### Exercise instructions
Copy exactly, and only, the lines between the start of the entries below and the line containing "WALL_Y = 39.5 / PX_PER_PCT", both inclusive. Omit pictures.

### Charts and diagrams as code

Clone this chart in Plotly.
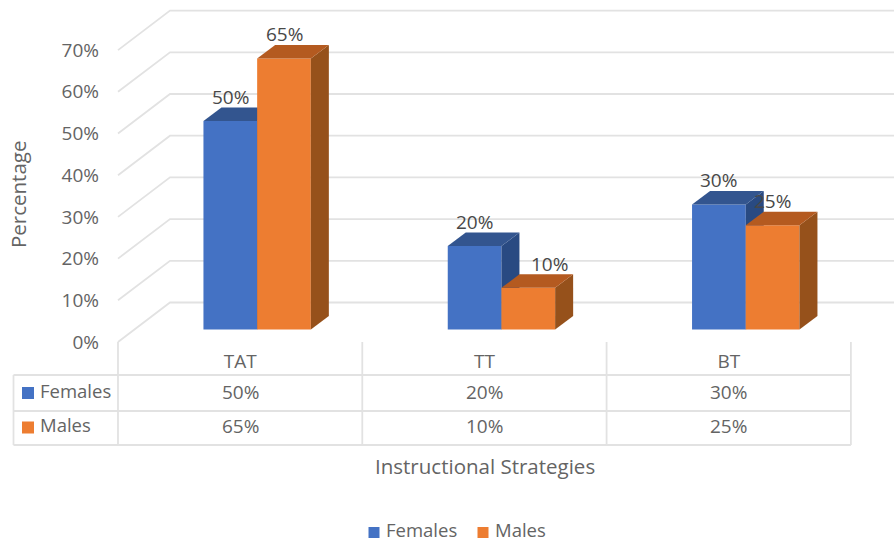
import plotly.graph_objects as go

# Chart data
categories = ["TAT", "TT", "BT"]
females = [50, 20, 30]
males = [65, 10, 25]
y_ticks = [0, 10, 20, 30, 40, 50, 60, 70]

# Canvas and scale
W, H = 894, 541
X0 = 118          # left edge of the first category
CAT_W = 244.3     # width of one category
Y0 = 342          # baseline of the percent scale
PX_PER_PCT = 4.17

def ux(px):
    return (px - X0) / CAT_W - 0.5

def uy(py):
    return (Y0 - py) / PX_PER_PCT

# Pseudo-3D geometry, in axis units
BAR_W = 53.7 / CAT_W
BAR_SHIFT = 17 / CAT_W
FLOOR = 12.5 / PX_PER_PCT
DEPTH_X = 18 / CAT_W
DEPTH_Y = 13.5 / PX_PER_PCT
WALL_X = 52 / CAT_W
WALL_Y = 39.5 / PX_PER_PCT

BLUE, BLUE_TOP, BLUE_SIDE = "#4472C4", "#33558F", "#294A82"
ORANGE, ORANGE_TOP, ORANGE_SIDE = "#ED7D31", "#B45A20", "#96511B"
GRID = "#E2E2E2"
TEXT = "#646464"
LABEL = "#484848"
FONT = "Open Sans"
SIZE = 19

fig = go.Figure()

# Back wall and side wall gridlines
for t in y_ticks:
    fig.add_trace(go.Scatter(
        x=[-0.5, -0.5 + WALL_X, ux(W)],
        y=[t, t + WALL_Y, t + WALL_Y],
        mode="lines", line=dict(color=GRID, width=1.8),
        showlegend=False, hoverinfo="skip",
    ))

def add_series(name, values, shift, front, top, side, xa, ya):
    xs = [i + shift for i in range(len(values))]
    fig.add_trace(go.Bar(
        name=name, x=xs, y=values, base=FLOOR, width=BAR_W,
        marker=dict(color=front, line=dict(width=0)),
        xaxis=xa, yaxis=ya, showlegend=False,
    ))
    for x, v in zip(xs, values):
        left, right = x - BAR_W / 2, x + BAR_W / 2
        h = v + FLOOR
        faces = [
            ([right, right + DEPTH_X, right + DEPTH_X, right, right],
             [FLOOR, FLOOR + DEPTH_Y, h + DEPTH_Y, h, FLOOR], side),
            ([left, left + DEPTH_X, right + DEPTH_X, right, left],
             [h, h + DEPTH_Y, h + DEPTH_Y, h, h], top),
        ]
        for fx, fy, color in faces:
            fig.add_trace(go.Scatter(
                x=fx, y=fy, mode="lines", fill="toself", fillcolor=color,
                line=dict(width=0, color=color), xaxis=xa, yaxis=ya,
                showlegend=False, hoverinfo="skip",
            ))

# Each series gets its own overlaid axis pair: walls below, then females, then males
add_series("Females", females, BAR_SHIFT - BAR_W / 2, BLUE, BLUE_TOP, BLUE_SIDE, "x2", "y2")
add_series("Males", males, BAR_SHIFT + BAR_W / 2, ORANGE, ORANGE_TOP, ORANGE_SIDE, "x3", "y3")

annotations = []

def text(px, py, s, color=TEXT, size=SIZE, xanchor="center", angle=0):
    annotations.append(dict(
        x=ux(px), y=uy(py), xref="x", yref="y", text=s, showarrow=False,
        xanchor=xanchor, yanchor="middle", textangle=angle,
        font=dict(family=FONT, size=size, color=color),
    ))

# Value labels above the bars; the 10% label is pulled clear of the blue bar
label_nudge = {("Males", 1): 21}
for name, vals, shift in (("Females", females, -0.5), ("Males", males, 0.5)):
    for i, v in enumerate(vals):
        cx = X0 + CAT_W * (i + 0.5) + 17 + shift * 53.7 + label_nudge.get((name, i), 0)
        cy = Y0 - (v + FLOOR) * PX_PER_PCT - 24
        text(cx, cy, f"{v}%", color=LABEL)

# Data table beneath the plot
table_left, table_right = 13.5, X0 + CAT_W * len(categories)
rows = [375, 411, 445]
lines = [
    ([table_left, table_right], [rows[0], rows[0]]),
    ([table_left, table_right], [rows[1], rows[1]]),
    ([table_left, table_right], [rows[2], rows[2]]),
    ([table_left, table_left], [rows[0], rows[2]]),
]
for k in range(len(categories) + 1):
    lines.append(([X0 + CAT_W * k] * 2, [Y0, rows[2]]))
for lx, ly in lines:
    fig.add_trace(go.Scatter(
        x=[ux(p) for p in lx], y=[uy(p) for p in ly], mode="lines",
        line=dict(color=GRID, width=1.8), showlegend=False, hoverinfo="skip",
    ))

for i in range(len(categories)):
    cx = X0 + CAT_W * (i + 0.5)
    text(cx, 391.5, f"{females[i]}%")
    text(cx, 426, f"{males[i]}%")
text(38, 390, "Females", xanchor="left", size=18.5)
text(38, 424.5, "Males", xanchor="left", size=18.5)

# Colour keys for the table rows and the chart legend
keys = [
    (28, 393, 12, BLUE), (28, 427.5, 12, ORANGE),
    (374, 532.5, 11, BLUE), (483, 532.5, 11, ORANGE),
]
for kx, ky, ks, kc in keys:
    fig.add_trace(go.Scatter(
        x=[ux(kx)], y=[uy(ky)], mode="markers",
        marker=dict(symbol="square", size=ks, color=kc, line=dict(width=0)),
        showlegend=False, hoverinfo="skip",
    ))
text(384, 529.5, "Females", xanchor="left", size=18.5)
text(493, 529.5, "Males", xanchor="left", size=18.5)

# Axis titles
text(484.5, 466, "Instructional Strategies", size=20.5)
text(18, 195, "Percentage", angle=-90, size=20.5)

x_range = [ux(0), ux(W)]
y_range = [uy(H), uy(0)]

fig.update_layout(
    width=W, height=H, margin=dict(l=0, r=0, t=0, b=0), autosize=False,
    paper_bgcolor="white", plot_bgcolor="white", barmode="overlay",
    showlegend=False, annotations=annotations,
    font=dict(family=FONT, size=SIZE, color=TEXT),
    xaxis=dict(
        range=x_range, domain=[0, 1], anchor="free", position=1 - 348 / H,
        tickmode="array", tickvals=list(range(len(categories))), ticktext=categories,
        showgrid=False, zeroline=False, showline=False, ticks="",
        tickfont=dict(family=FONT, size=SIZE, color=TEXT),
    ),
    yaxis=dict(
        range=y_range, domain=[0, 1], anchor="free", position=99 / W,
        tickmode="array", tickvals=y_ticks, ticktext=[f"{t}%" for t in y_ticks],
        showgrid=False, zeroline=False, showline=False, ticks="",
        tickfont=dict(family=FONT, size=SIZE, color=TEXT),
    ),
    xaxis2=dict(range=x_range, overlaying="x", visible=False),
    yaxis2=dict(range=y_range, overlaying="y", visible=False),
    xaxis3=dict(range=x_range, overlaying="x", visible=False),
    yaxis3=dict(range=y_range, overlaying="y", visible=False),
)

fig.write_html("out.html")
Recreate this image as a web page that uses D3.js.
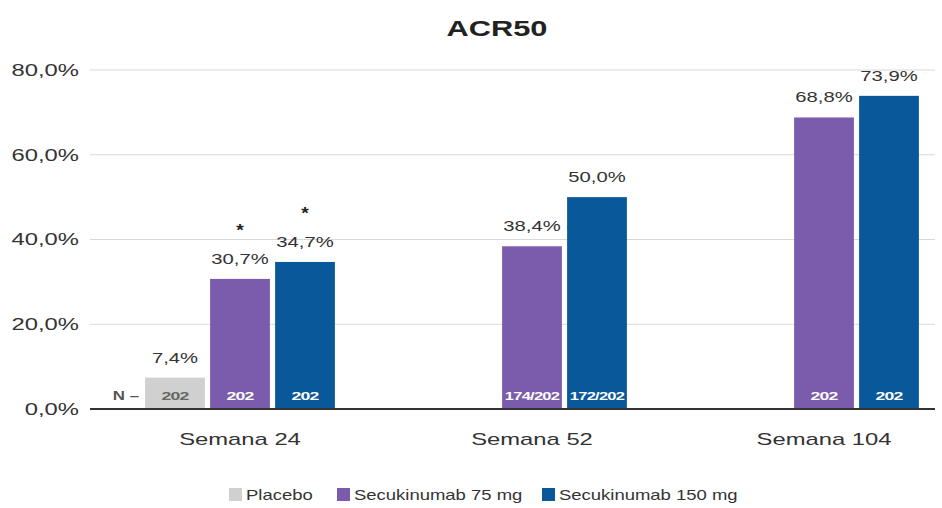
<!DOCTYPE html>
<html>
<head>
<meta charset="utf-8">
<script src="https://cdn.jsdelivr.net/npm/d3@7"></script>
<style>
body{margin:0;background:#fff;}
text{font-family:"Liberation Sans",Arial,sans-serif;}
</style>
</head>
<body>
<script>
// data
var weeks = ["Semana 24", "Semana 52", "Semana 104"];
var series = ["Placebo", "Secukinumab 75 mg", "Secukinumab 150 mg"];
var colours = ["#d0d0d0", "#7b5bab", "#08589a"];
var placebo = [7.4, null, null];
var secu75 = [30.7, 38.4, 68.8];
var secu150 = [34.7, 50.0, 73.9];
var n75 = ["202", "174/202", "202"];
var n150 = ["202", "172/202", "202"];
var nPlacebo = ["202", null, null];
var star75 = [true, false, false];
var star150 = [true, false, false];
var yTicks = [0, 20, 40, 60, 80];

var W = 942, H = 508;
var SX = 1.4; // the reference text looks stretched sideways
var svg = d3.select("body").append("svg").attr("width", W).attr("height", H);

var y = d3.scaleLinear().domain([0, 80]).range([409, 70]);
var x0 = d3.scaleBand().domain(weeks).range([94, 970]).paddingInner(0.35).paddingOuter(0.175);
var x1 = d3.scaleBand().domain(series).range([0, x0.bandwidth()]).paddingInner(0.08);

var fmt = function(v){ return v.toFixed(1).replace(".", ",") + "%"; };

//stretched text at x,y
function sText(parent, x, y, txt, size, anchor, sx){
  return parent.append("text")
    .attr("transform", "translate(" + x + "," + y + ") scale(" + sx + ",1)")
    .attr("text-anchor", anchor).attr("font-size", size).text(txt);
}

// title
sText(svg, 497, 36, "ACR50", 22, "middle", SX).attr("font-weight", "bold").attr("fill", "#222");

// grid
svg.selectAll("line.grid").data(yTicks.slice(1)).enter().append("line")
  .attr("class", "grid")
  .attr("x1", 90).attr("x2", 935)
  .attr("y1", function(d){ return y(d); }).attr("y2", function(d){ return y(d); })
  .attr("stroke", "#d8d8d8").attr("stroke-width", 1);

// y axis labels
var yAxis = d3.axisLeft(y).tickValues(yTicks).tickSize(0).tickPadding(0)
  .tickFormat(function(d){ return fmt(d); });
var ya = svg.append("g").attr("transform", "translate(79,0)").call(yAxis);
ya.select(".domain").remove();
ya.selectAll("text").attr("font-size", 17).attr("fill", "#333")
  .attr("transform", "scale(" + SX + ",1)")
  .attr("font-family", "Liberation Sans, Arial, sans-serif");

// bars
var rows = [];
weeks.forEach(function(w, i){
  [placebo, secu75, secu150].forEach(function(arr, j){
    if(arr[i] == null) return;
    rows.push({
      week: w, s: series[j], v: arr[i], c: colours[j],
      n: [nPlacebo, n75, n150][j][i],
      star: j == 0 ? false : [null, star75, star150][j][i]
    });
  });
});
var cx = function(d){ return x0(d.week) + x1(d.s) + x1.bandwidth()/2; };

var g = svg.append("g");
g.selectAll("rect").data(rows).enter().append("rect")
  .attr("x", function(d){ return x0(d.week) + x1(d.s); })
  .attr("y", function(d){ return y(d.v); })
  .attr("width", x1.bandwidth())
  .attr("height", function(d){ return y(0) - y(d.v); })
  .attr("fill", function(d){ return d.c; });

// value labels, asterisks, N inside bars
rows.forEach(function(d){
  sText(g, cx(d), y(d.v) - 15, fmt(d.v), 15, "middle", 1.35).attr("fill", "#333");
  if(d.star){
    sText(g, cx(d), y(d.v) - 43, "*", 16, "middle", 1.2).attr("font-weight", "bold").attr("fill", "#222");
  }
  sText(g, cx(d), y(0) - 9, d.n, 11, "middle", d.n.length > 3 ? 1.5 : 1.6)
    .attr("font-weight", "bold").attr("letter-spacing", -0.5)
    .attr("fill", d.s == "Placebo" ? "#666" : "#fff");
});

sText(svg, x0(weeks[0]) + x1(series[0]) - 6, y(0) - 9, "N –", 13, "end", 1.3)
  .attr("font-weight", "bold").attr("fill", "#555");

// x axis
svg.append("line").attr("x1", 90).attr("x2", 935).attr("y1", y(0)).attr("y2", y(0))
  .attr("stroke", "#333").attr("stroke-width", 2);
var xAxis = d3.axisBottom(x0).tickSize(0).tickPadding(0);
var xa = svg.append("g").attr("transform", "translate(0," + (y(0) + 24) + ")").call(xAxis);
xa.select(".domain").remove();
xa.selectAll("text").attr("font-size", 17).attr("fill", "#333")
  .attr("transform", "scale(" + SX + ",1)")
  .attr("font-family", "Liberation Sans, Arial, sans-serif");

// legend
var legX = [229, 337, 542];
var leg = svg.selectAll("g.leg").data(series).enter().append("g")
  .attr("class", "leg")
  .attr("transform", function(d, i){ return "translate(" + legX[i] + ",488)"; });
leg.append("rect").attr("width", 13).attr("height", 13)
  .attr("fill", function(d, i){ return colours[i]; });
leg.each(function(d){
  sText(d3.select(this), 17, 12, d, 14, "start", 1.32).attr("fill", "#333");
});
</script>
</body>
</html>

### Exercise output
Clone this chart in Plotly.
import plotly.graph_objects as go

# Chart data
categories = ["TAT", "TT", "BT"]
females = [50, 20, 30]
males = [65, 10, 25]
y_ticks = [0, 10, 20, 30, 40, 50, 60, 70]

# Canvas and scale
W, H = 894, 541
X0 = 118          # left edge of the first category
CAT_W = 244.3     # width of one category
Y0 = 342          # baseline of the percent scale
PX_PER_PCT = 4.17

def ux(px):
    return (px - X0) / CAT_W - 0.5

def uy(py):
    return (Y0 - py) / PX_PER_PCT

# Pseudo-3D geometry, in axis units
BAR_W = 53.7 / CAT_W
BAR_SHIFT = 17 / CAT_W
FLOOR = 12.5 / PX_PER_PCT
DEPTH_X = 18 / CAT_W
DEPTH_Y = 13.5 / PX_PER_PCT
WALL_X = 52 / CAT_W
WALL_Y = 39.5 / PX_PER_PCT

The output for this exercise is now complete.